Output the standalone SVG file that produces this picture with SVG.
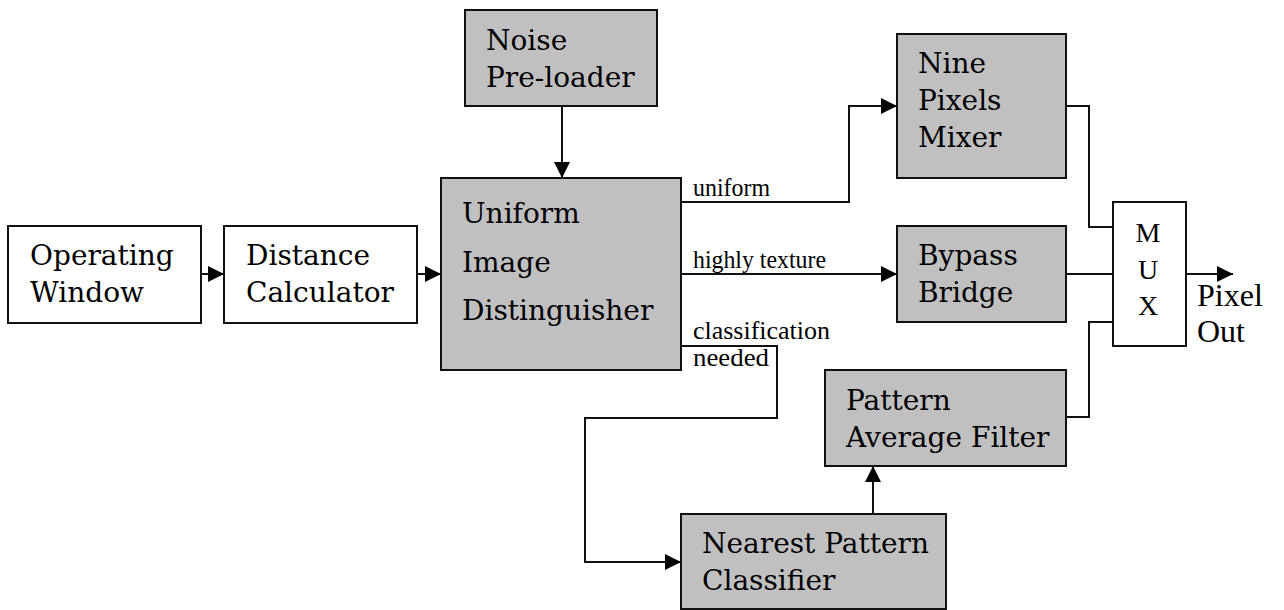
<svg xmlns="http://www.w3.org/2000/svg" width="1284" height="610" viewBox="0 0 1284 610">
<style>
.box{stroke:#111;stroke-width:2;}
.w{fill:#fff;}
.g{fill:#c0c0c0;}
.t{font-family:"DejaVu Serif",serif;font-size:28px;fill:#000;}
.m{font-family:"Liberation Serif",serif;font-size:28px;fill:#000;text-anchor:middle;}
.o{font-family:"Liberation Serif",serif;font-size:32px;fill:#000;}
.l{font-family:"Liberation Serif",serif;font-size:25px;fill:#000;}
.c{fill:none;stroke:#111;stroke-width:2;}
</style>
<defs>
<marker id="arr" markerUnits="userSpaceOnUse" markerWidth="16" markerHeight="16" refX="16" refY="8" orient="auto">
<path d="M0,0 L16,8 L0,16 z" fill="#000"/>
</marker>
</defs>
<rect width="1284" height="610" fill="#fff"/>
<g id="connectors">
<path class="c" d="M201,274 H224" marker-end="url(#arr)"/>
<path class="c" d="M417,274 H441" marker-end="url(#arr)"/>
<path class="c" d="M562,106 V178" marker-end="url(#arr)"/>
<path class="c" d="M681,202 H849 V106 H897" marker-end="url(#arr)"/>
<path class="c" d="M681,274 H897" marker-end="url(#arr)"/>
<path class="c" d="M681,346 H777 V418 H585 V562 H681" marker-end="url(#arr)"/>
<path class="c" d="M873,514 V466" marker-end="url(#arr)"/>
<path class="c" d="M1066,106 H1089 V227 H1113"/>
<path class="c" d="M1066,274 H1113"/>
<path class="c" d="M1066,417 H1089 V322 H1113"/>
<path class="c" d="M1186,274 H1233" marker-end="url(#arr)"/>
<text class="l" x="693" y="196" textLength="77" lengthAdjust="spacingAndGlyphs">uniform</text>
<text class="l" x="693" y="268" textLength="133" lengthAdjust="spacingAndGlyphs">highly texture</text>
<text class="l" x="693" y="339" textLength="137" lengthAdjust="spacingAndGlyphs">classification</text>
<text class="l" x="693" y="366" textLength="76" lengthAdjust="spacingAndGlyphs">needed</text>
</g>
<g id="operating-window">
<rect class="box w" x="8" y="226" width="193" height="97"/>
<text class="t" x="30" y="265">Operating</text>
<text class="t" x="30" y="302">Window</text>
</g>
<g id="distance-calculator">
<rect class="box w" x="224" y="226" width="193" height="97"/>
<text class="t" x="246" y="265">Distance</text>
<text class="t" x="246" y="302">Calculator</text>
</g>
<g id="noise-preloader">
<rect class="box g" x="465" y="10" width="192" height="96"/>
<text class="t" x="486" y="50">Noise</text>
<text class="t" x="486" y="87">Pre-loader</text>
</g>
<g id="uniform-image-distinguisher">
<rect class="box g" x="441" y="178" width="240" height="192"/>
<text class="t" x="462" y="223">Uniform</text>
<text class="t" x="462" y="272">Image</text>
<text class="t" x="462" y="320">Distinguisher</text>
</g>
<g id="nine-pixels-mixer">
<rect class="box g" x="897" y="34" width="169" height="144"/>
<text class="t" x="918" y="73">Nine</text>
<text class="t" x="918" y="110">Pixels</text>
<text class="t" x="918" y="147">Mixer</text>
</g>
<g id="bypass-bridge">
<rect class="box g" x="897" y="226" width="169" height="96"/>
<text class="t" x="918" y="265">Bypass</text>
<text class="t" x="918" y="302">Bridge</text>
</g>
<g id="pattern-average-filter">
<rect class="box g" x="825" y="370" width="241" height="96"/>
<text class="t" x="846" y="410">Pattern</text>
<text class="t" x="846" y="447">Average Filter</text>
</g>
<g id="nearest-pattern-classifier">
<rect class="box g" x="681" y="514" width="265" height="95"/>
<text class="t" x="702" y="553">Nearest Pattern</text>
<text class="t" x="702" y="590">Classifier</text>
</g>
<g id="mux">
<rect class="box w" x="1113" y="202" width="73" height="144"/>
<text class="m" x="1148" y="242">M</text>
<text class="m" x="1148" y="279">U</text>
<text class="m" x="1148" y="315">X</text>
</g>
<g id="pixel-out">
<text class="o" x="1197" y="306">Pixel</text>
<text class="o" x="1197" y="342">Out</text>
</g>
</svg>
+++
INSTRUCTION: Restate the whole listing above exactly, please, omitting every image.

TASK ANSWER:
Output the standalone SVG file that produces this picture with SVG.
<svg xmlns="http://www.w3.org/2000/svg" width="1284" height="610" viewBox="0 0 1284 610">
<style>
.box{stroke:#111;stroke-width:2;}
.w{fill:#fff;}
.g{fill:#c0c0c0;}
.t{font-family:"DejaVu Serif",serif;font-size:28px;fill:#000;}
.m{font-family:"Liberation Serif",serif;font-size:28px;fill:#000;text-anchor:middle;}
.o{font-family:"Liberation Serif",serif;font-size:32px;fill:#000;}
.l{font-family:"Liberation Serif",serif;font-size:25px;fill:#000;}
.c{fill:none;stroke:#111;stroke-width:2;}
</style>
<defs>
<marker id="arr" markerUnits="userSpaceOnUse" markerWidth="16" markerHeight="16" refX="16" refY="8" orient="auto">
<path d="M0,0 L16,8 L0,16 z" fill="#000"/>
</marker>
</defs>
<rect width="1284" height="610" fill="#fff"/>
<g id="connectors">
<path class="c" d="M201,274 H224" marker-end="url(#arr)"/>
<path class="c" d="M417,274 H441" marker-end="url(#arr)"/>
<path class="c" d="M562,106 V178" marker-end="url(#arr)"/>
<path class="c" d="M681,202 H849 V106 H897" marker-end="url(#arr)"/>
<path class="c" d="M681,274 H897" marker-end="url(#arr)"/>
<path class="c" d="M681,346 H777 V418 H585 V562 H681" marker-end="url(#arr)"/>
<path class="c" d="M873,514 V466" marker-end="url(#arr)"/>
<path class="c" d="M1066,106 H1089 V227 H1113"/>
<path class="c" d="M1066,274 H1113"/>
<path class="c" d="M1066,417 H1089 V322 H1113"/>
<path class="c" d="M1186,274 H1233" marker-end="url(#arr)"/>
<text class="l" x="693" y="196" textLength="77" lengthAdjust="spacingAndGlyphs">uniform</text>
<text class="l" x="693" y="268" textLength="133" lengthAdjust="spacingAndGlyphs">highly texture</text>
<text class="l" x="693" y="339" textLength="137" lengthAdjust="spacingAndGlyphs">classification</text>
<text class="l" x="693" y="366" textLength="76" lengthAdjust="spacingAndGlyphs">needed</text>
</g>
<g id="operating-window">
<rect class="box w" x="8" y="226" width="193" height="97"/>
<text class="t" x="30" y="265">Operating</text>
<text class="t" x="30" y="302">Window</text>
</g>
<g id="distance-calculator">
<rect class="box w" x="224" y="226" width="193" height="97"/>
<text class="t" x="246" y="265">Distance</text>
<text class="t" x="246" y="302">Calculator</text>
</g>
<g id="noise-preloader">
<rect class="box g" x="465" y="10" width="192" height="96"/>
<text class="t" x="486" y="50">Noise</text>
<text class="t" x="486" y="87">Pre-loader</text>
</g>
<g id="uniform-image-distinguisher">
<rect class="box g" x="441" y="178" width="240" height="192"/>
<text class="t" x="462" y="223">Uniform</text>
<text class="t" x="462" y="272">Image</text>
<text class="t" x="462" y="320">Distinguisher</text>
</g>
<g id="nine-pixels-mixer">
<rect class="box g" x="897" y="34" width="169" height="144"/>
<text class="t" x="918" y="73">Nine</text>
<text class="t" x="918" y="110">Pixels</text>
<text class="t" x="918" y="147">Mixer</text>
</g>
<g id="bypass-bridge">
<rect class="box g" x="897" y="226" width="169" height="96"/>
<text class="t" x="918" y="265">Bypass</text>
<text class="t" x="918" y="302">Bridge</text>
</g>
<g id="pattern-average-filter">
<rect class="box g" x="825" y="370" width="241" height="96"/>
<text class="t" x="846" y="410">Pattern</text>
<text class="t" x="846" y="447">Average Filter</text>
</g>
<g id="nearest-pattern-classifier">
<rect class="box g" x="681" y="514" width="265" height="95"/>
<text class="t" x="702" y="553">Nearest Pattern</text>
<text class="t" x="702" y="590">Classifier</text>
</g>
<g id="mux">
<rect class="box w" x="1113" y="202" width="73" height="144"/>
<text class="m" x="1148" y="242">M</text>
<text class="m" x="1148" y="279">U</text>
<text class="m" x="1148" y="315">X</text>
</g>
<g id="pixel-out">
<text class="o" x="1197" y="306">Pixel</text>
<text class="o" x="1197" y="342">Out</text>
</g>
</svg>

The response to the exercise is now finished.